Leave the pictures out, and retype all of the material exactly as written.

_Data shown_
________________________

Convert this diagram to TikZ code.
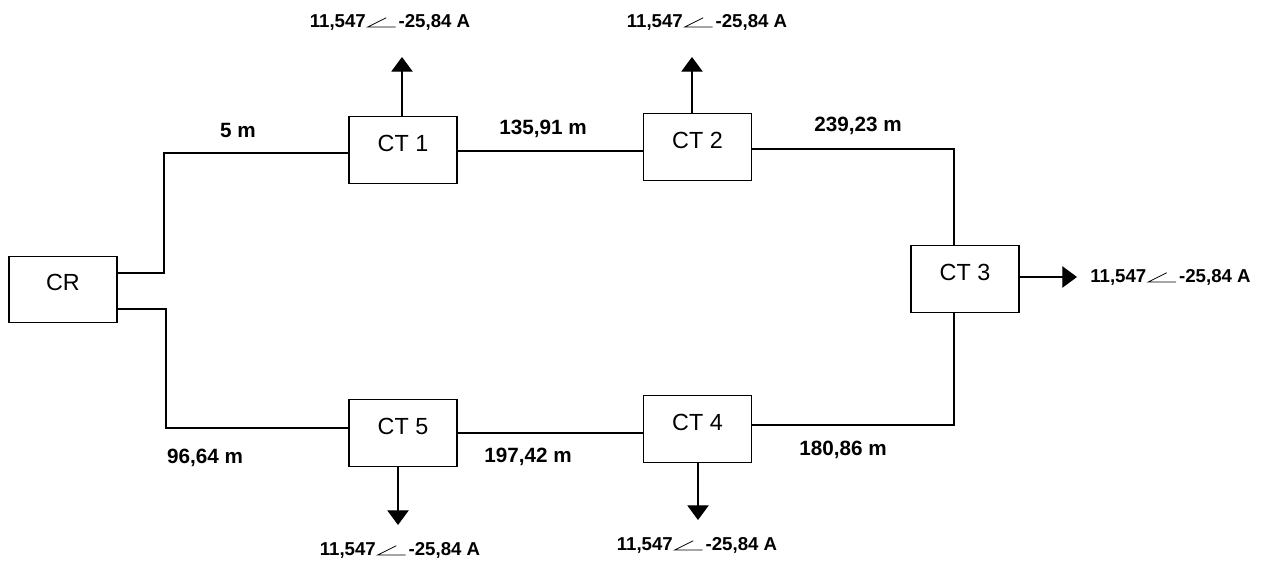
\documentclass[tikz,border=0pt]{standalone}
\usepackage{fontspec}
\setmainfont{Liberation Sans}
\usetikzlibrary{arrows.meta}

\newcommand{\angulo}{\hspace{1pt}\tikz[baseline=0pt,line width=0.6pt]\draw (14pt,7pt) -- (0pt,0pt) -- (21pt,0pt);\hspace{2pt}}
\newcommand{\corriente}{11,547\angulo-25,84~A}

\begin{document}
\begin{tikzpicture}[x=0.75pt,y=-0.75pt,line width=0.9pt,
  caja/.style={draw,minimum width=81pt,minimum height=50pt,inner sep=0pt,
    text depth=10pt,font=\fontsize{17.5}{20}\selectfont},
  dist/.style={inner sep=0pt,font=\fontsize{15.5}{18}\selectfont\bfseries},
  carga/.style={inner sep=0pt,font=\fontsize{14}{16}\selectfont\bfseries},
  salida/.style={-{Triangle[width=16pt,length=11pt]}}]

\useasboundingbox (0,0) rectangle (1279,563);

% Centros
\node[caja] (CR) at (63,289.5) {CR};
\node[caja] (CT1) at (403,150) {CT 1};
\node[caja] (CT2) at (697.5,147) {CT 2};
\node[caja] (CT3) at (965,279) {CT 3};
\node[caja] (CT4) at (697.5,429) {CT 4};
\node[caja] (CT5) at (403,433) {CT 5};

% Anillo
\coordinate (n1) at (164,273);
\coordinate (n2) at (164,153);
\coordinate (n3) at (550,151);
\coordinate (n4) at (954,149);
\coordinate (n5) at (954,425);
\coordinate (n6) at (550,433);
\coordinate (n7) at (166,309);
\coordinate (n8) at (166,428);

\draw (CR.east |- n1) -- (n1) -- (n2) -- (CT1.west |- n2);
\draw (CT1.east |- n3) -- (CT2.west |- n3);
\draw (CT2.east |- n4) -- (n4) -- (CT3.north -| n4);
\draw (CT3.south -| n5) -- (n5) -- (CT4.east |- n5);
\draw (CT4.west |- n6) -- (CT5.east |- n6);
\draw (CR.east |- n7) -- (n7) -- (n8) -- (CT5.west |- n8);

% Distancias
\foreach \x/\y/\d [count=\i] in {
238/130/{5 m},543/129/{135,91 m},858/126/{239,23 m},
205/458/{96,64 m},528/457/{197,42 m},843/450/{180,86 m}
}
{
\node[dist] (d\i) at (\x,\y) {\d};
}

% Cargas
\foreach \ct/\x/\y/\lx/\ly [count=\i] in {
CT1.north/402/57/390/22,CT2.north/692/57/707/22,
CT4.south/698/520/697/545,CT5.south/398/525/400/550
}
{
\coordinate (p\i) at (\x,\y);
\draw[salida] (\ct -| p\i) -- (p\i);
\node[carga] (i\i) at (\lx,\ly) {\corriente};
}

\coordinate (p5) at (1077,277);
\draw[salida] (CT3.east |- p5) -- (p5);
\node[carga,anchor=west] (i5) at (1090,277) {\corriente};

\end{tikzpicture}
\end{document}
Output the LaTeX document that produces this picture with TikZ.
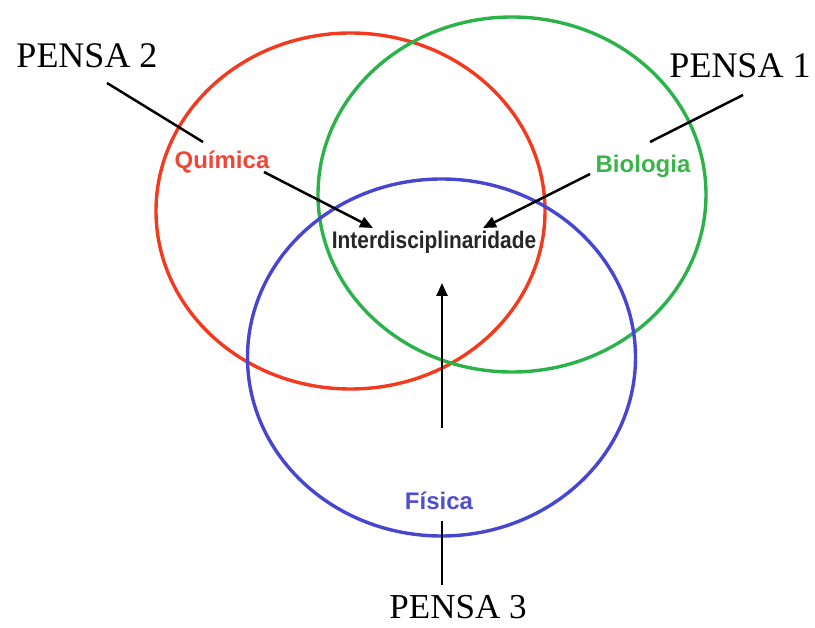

________________________

_Exercise output_
Convert this diagram to TikZ code.
\documentclass[tikz,border=0pt]{standalone}
\usepackage{fontspec}
\setmainfont{Liberation Sans}
\usetikzlibrary{arrows.meta}

\newcommand{\angulo}{\hspace{1pt}\tikz[baseline=0pt,line width=0.6pt]\draw (14pt,7pt) -- (0pt,0pt) -- (21pt,0pt);\hspace{2pt}}
\newcommand{\corriente}{11,547\angulo-25,84~A}

\begin{document}
\begin{tikzpicture}[x=0.75pt,y=-0.75pt,line width=0.9pt,
  caja/.style={draw,minimum width=81pt,minimum height=50pt,inner sep=0pt,
    text depth=10pt,font=\fontsize{17.5}{20}\selectfont},
  dist/.style={inner sep=0pt,font=\fontsize{15.5}{18}\selectfont\bfseries},
  carga/.style={inner sep=0pt,font=\fontsize{14}{16}\selectfont\bfseries},
  salida/.style={-{Triangle[width=16pt,length=11pt]}}]

\useasboundingbox (0,0) rectangle (1279,563);

% Centros
\node[caja] (CR) at (63,289.5) {CR};
\node[caja] (CT1) at (403,150) {CT 1};
\node[caja] (CT2) at (697.5,147) {CT 2};
\node[caja] (CT3) at (965,279) {CT 3};
\node[caja] (CT4) at (697.5,429) {CT 4};
\node[caja] (CT5) at (403,433) {CT 5};

% Anillo
\coordinate (n1) at (164,273);
\coordinate (n2) at (164,153);
\coordinate (n3) at (550,151);
\coordinate (n4) at (954,149);
\coordinate (n5) at (954,425);
\coordinate (n6) at (550,433);
\coordinate (n7) at (166,309);
\coordinate (n8) at (166,428);

\draw (CR.east |- n1) -- (n1) -- (n2) -- (CT1.west |- n2);
\draw (CT1.east |- n3) -- (CT2.west |- n3);
\draw (CT2.east |- n4) -- (n4) -- (CT3.north -| n4);
\draw (CT3.south -| n5) -- (n5) -- (CT4.east |- n5);
\draw (CT4.west |- n6) -- (CT5.east |- n6);
\draw (CR.east |- n7) -- (n7) -- (n8) -- (CT5.west |- n8);

% Distancias
\foreach \x/\y/\d [count=\i] in {
238/130/{5 m},543/129/{135,91 m},858/126/{239,23 m},
205/458/{96,64 m},528/457/{197,42 m},843/450/{180,86 m}
}
{
\node[dist] (d\i) at (\x,\y) {\d};
}

% Cargas
\foreach \ct/\x/\y/\lx/\ly [count=\i] in {
CT1.north/402/57/390/22,CT2.north/692/57/707/22,
CT4.south/698/520/697/545,CT5.south/398/525/400/550
}
{
\coordinate (p\i) at (\x,\y);
\draw[salida] (\ct -| p\i) -- (p\i);
\node[carga] (i\i) at (\lx,\ly) {\corriente};
}

\coordinate (p5) at (1077,277);
\draw[salida] (CT3.east |- p5) -- (p5);
\node[carga,anchor=west] (i5) at (1090,277) {\corriente};

\end{tikzpicture}
\end{document}
Output the LaTeX document that produces this picture with TikZ.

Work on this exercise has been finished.